Many Sculptures in the Park
I explained about the Seoul Olympic Park and the World Peace Gate in the previous post. Here I’ll focus on a few of the other sculptures dotted around.
As I said before, over 200 sculptures are scattered on the sprawling lawns in the south part of the park, close to the SOMA Museum and Baekje Museum. They were designed and made by sculptors from around the world, and are a great way of showcasing many different ideas. It’s fun to just stroll, looking at the sculptures, admiring some and being perplexed about others. Many people also like to have a picnic near the sculptures. This also became a popular location for movie and commercial TV filming.
Here are a few of the sculptures that we picked out—all 200 are interesting in some way but these seemed more memorable to us. For some, we have pictures but no description, as we couldn’t find the information plaque.

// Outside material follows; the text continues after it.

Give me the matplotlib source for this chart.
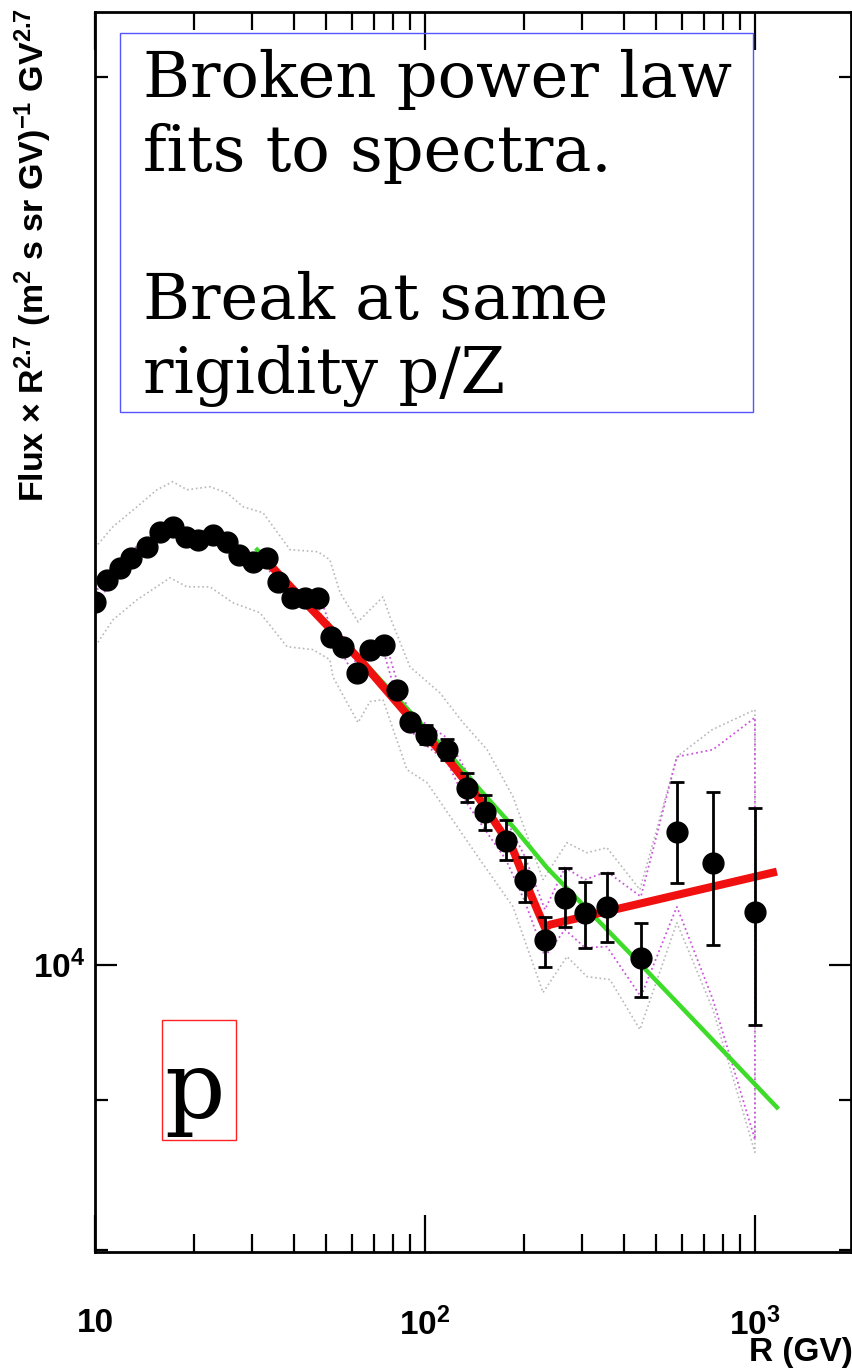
import numpy as np
import matplotlib
matplotlib.use("Agg")
import matplotlib.pyplot as plt
from matplotlib.patches import Rectangle
from matplotlib.ticker import FixedLocator, FixedFormatter, NullFormatter

plt.rcParams['mathtext.fontset'] = 'custom'
plt.rcParams['mathtext.rm'] = 'Liberation Sans:bold'
plt.rcParams['mathtext.bf'] = 'Liberation Sans:bold'
plt.rcParams['mathtext.it'] = 'Liberation Sans:bold'

# proton flux x R^2.7 points
rig = [10.0, 10.87, 11.9, 12.9, 14.4, 15.7, 17.2, 18.9, 20.5, 22.8, 25.1, 27.3, 30.1,
       33.2, 35.8, 39.5, 43.3, 47.4, 51.9, 56.4, 62.2, 68.1, 75.1, 82.3, 90.0, 100.7,
       116.6, 134.1, 152.0, 176.0, 200.9, 231.0, 265.6, 305.3, 356.0, 451.2, 580.0,
       745.9, 1000.0]
flux = [13275, 13506, 13634, 13741, 13859, 14022, 14077, 13968, 13935, 13989, 13914,
        13773, 13698, 13741, 13485, 13317, 13317, 13317, 12918, 12818, 12561, 12788,
        12838, 12395, 12090, 11968, 11828, 11482, 11269, 11016, 10686, 10197, 10537,
        10414, 10463, 10055, 11095, 10828, 10423]
err_lo = [0] * 25 + [90, 100, 130, 158, 162, 182, 213, 236, 280, 282, 302, 434, 671, 880]
err_hi = [0] * 25 + [90, 100, 130, 150, 183, 193, 185, 249, 255, 281, 278, 440, 618, 881]

# inner (magenta) error band
band_in_hi = [13355, 13586, 13714, 13821, 13939, 14102, 14157, 14048, 14015, 14069, 13994,
              13853, 13778, 13821, 13565, 13397, 13397, 13397, 12998, 12898, 12641, 12868,
              12918, 12475, 12170, 12068, 11938, 11622, 11419, 11199, 10879, 10439, 10786,
              10686, 10753, 10545, 11762, 11828, 12127]
band_in_lo = [13195, 13426, 13554, 13661, 13779, 13942, 13997, 13888, 13855, 13909, 13834,
              13693, 13618, 13661, 13405, 13237, 13237, 13237, 12838, 12738, 12481, 12708,
              12758, 12315, 12010, 11868, 11718, 11342, 11111, 10854, 10504, 10063, 10277,
              10134, 10141, 9753, 10463, 9731, 8723]

# outer (grey) band
out_hi_x = [10.0, 11.34, 13.41, 15.41, 17.2, 19.0, 22.3, 25.1, 28.1, 32.3, 39.0, 47.4, 51.5,
            55.3, 62.7, 74.6, 78.3, 90.0, 111.0, 130.4, 154.2, 184.8, 227.9, 269.3, 309.7,
            356.0, 448.2, 580.0, 740.7, 1000.0]
out_hi_y = [13848, 14077, 14298, 14489, 14580, 14489, 14523, 14454, 14298, 14231, 13826,
            13804, 13718, 13369, 13070, 13327, 13121, 12619, 12364, 12080, 11828, 11402,
            10686, 10999, 10913, 10956, 10603, 11762, 12012, 12203]
out_lo_x = [10.0, 11.34, 13.41, 16.88, 19.0, 22.3, 26.2, 31.6, 38.2, 45.8, 51.5, 52.6, 62.7,
            68.1, 74.6, 88.2, 101.4, 146.8, 184.8, 227.9, 269.3, 309.7, 363.5, 448.2, 580.0,
            745.9, 1000.0]
out_lo_y = [12818, 13090, 13296, 13526, 13431, 13431, 13265, 13162, 12818, 12788, 12688,
            12520, 12080, 12280, 12299, 11644, 11527, 10854, 10463, 9784, 10063, 9907, 9884,
            9506, 10333, 9655, 8636]

# broken power law fit
bpl_x = [33.2, 45.5, 63.5, 90.0, 119.0, 146.8, 184.8, 208.1, 231.0, 239.2, 1166.0]
bpl_y = [13698, 13193, 12688, 12127, 11717, 11375, 10939, 10578, 10293, 10317, 10753]

# single power law fit
spl_x = [31.0, 45.5, 63.5, 90.0, 119.0, 146.8, 184.8, 234.3, 448.2, 1166.0]
spl_y = [13826, 13213, 12708, 12184, 11781, 11463, 11138, 10786, 10008, 8945]

fig = plt.figure(figsize=(8.53, 13.70), dpi=100)
W, H = 853.0, 1370.0
ax = fig.add_axes([95 / W, 118 / H, 756 / W, 1240 / H])
ax.set_xscale('log')
ax.set_yscale('log')
ax.set_xlim(10, 1955)
ax.set_ylim(7990, 21040)

# bands as closed outlines
gx = out_hi_x + out_lo_x[::-1]
gy = out_hi_y + out_lo_y[::-1]
ax.fill(gx, gy, fill=False, edgecolor='#b8b8b8', linestyle=':', linewidth=1.2, zorder=1)
mx = rig + rig[::-1]
my = band_in_hi + band_in_lo[::-1]
ax.fill(mx, my, fill=False, edgecolor='#cc55dd', linestyle=':', linewidth=1.3, zorder=2)

ax.plot(spl_x, spl_y, color='#3cdc28', linewidth=3.2, zorder=3)
ax.plot(bpl_x, bpl_y, color='#f01010', linewidth=5.8, solid_capstyle='butt', zorder=4)

rig_a = np.array(rig)
flux_a = np.array(flux)
lo_a = np.array(err_lo)
hi_a = np.array(err_hi)
has_err = (lo_a > 0) | (hi_a > 0)
ax.errorbar(rig_a[has_err], flux_a[has_err], yerr=[lo_a[has_err], hi_a[has_err]],
            fmt='none', ecolor='black', elinewidth=2, capsize=5, capthick=2, zorder=5)
ax.plot(rig, flux, 'o', color='black', markersize=15, zorder=6)

# axes frame and ticks
for sp in ax.spines.values():
    sp.set_linewidth(2)
ax.xaxis.set_major_locator(FixedLocator([10, 100, 1000]))
ax.xaxis.set_major_formatter(FixedFormatter(['10', r'$10^{2}$', r'$10^{3}$']))
ax.xaxis.set_minor_locator(FixedLocator([20, 30, 40, 50, 60, 70, 80, 90,
                                         200, 300, 400, 500, 600, 700, 800, 900]))
ax.xaxis.set_minor_formatter(NullFormatter())
ax.yaxis.set_major_locator(FixedLocator([10000]))
ax.yaxis.set_major_formatter(FixedFormatter([r'$10^{4}$']))
ax.yaxis.set_minor_locator(FixedLocator([8000, 9000, 20000]))
ax.yaxis.set_minor_formatter(NullFormatter())

ax.tick_params(axis='both', which='both', direction='in', top=True, right=True, width=1.6)
ax.tick_params(axis='x', which='major', length=27, pad=40)
ax.tick_params(axis='x', which='minor', length=13)
ax.tick_params(axis='y', which='major', length=16, pad=7)
ax.tick_params(axis='y', which='minor', length=9)
for lab in ax.get_xticklabels() + ax.get_yticklabels():
    lab.set_fontsize(24)
    lab.set_fontweight('bold')
    lab.set_fontfamily('Liberation Sans')

fig.text(1.0, 1 - 1352 / H, 'R (GV)', ha='right', va='center', fontsize=24,
         fontweight='bold', family='Liberation Sans')
fig.text(33 / W, 1 - 8 / H,
         r'Flux $\times$ R$^{2.7}$ (m$^{2}$ s sr GV)$^{-1}$ GV$^{2.7}$',
         rotation=90, ha='center', va='top', fontsize=24.5, fontweight='bold',
         family='Liberation Sans')

# annotation boxes
fig.patches.append(Rectangle((120 / W, 1 - 412 / H), 633 / W, 379 / H, fill=False,
                             edgecolor='#5555ff', linewidth=1, transform=fig.transFigure))
fig.text(143 / W, 1 - 49 / H, 'Broken power law\nfits to spectra.\n\nBreak at same\nrigidity p/Z',
         ha='left', va='top', fontsize=46, family='DejaVu Serif', linespacing=1.27)
fig.patches.append(Rectangle((162 / W, 1 - 1140 / H), 74 / W, 120 / H, fill=False,
                             edgecolor='#ff2222', linewidth=1, transform=fig.transFigure))
fig.text(164 / W, 1 - 1092 / H, 'p', ha='left', va='center', fontsize=68,
         family='DejaVu Serif')

fig.savefig('out.png', dpi=100)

Dialogue, 1987 by Mohand Amara, Algeria. The sculpture shows the value of dialogue between people overcoming barriers such as geography, language, culture and politics. The Algerian artist believes that “art can be a great way of communication, such as how he can connect with Koreans through his work. The two people in the sculpture listen to each other. The sculpture shows the artist’s belief that people are able to not only realize the existence of each other, but also to achieve self-realization and transcend themselves.”
Family, 1987, by Augustin Cardenas, Cuba. The sculpture shows a family tied with love by simplifying a couple and their child into a singe organic entity. “It interacts with the surrounding landscape by keeping the balance between the bottom part, where somewhat geometric supports are and the top part where the human figures are compressed within several volumes.”
Garden Game, 1988, by Kenneth Armitage, United Kingdom. The artist made the sculpture considering the Olympic park as a single garden. The sculpture resembles a white wall, so that it could complement the sunlight in the park. The vertical configuration of the three people occupying a space in the simple square frame, and the movement of arms and legs, give it an overall rhythm and unification.